Saqué a mi madre. Salimos a la base militar y nos ayudaron a ir a Satipo. Llegando allá, me entregó a una señora para trabajar en casa. Ahí he estado y aquí en Lima también.
-¿Por qué vuelves a tu comunidad?
Eso fue en el 2000. Regreso a averiguar quiénes son mi familia. Tu raíz te jala. Extrañaba esa gente.
-¿Y qué esperas con esta muestra?
La violencia nos ha marcado profundamente. Yo he visto cómo metían a un niño en agua hirviendo hasta que murió. La herida está adentro. Por eso queremos que se sepa lo que hemos pasado.
-¿Sienten que, desde Lima, estamos muy ajenos a lo que han vívido?
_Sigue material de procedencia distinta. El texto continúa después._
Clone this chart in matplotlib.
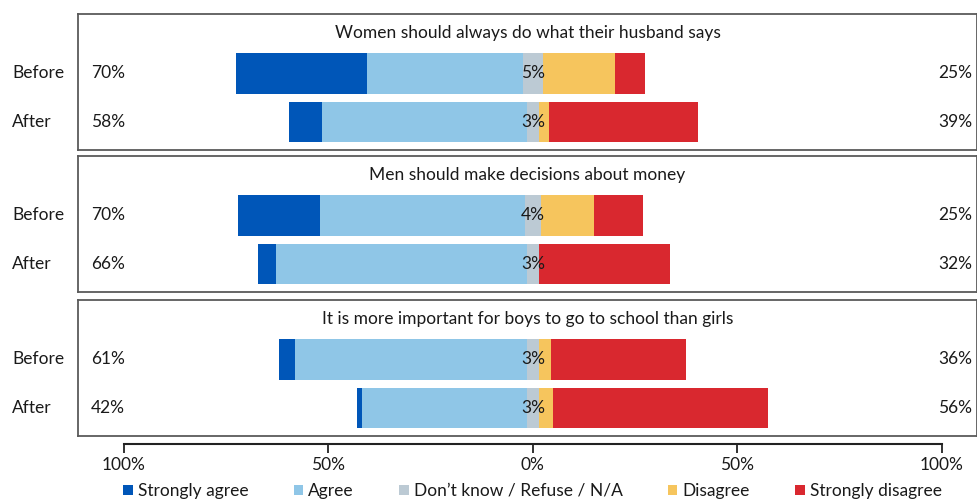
import matplotlib.pyplot as plt
from matplotlib.patches import Patch
from matplotlib.transforms import blended_transform_factory

plt.rcParams["font.family"] = ["Lato", "DejaVu Sans"]

STATEMENTS = [
    "Women should always do what their husband says",
    "Men should make decisions about money",
    "It is more important for boys to go to school than girls",
]
ROWS = ["Before", "After"]
CATEGORIES = ["Strongly agree", "Agree", "Don\u2019t know / Refuse / N/A", "Disagree", "Strongly disagree"]
COLORS = ["#0056b8", "#8fc6e7", "#bccad4", "#f6c55d", "#d9282f"]

# per statement: [before, after]
strongly_agree = [[32, 8], [20, 4.2], [4, 1.4]]
agree = [[38, 50], [50, 61.4], [56.6, 40.2]]
dont_know = [[5, 3], [4, 3], [3, 3]]
disagree = [[17.5, 2.5], [13, 0], [3, 3.5]]
strongly_disagree = [[7.5, 36.5], [12, 32], [33, 52.5]]

X_TICKS = [-100, -50, 0, 50, 100]
X_TICK_LABELS = ["100%", "50%", "0%", "50%", "100%"]

W, H = 978, 501
AX_LEFT, AX_RIGHT = 78, 977
PANEL_TOPS = [14, 156, 300]
PANEL_H = 136
XLIM = (-111.2, 108.6)
TEXT = "#1a1a1a"
FS = 12.5

fig = plt.figure(figsize=(W / 100, H / 100), dpi=100)

for i, title in enumerate(STATEMENTS):
    top = PANEL_TOPS[i]
    ax = fig.add_axes([AX_LEFT / W, 1 - (top + PANEL_H) / H, (AX_RIGHT - AX_LEFT) / W, PANEL_H / H])
    ax.set_xlim(*XLIM)
    ax.set_ylim(-28 / 48, 1 + 59 / 48)
    ax.set_xticks([])
    ax.set_yticks([])
    for sp in ax.spines.values():
        sp.set_color("#5a5a5a")
        sp.set_linewidth(1.3)

    trans = blended_transform_factory(ax.transAxes, ax.transData)
    for j, row in enumerate(ROWS):
        y = 1 - j
        sa = strongly_agree[i][j]
        a = agree[i][j]
        dk = dont_know[i][j]
        d = disagree[i][j]
        sd = strongly_disagree[i][j]
        left = -(sa + a + dk / 2)
        segs = [sa, a, dk, d, sd]
        for val, col in zip(segs, COLORS):
            if val > 0:
                ax.barh(y, val, left=left, height=40 / 48, color=col, linewidth=0)
            left += val
        ax.text(0, y, f"{dk:.0f}%", ha="center", va="center", fontsize=FS, color=TEXT)
        ax.text((91 - AX_LEFT) / (AX_RIGHT - AX_LEFT), y, f"{sa + a:.0f}%",
                transform=trans, ha="left", va="center", fontsize=FS, color=TEXT)
        ax.text((972 - AX_LEFT) / (AX_RIGHT - AX_LEFT), y, f"{d + sd:.0f}%",
                transform=trans, ha="right", va="center", fontsize=FS, color=TEXT)
        ax.text((12 - AX_LEFT) / (AX_RIGHT - AX_LEFT), y, row,
                transform=trans, ha="left", va="center", fontsize=FS, color=TEXT)

    ax.text(0.5, 1 - 19 / PANEL_H, title, transform=ax.transAxes,
            ha="center", va="center", fontsize=FS, color=TEXT)

# shared x axis below the panels
axx = fig.add_axes([AX_LEFT / W, 1 - 444 / H, (AX_RIGHT - AX_LEFT) / W, 0.001])
axx.set_xlim(*XLIM)
axx.set_yticks([])
for name in ["top", "left", "right"]:
    axx.spines[name].set_visible(False)
axx.spines["bottom"].set_bounds(-100, 100)
axx.spines["bottom"].set_linewidth(1.5)
axx.spines["bottom"].set_color("#222222")
axx.patch.set_visible(False)
axx.set_xticks(X_TICKS)
axx.set_xticklabels(X_TICK_LABELS, fontsize=FS, color=TEXT)
axx.tick_params(axis="x", direction="out", length=6.5, width=1.3, color="#222222", pad=3)

handles = [Patch(facecolor=c, edgecolor="none") for c in COLORS]
fig.legend(handles, CATEGORIES, loc="center", bbox_to_anchor=(532.5 / W, 10 / H),
           ncol=5, frameon=False, fontsize=FS, handlelength=0.55, handleheight=0.55,
           handletextpad=0.3, columnspacing=2.6, borderaxespad=0, borderpad=0,
           labelcolor=TEXT)

fig.savefig("out.png", dpi=100)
Así es. Hasta ahora sentimos que los limeños no sienten lo que hemos pasado como asháninkas y lo que sigue pasando, por ejemplo, con la actividad de hidrocarburos, la actividad hidroeléctrica. Sentimos que, y lo voy a decir directamente, no es justo que para que vivan bien los limeños, yo tenga que arriesgar mi vida, mi pueblo, mi territorio… Los limeños no piensan en mis hijos, no piensan en mi felicidad.
LA FICHA
Nací en la comunidad de San José de Cutivireni. Tenía 12 años cuando llegaron los terroristas. Mi padre fue asesinado y vivimos una etapa de terror. Ahora soy dirigente de los asháninkas. También tengo cinco hijos. El último se llama Santani. Estoy en Lima para impulsar la muestra ‘Pasado que no pasa’, que está abierta en Casa Rímac (jirón Junín 323, Lima 1).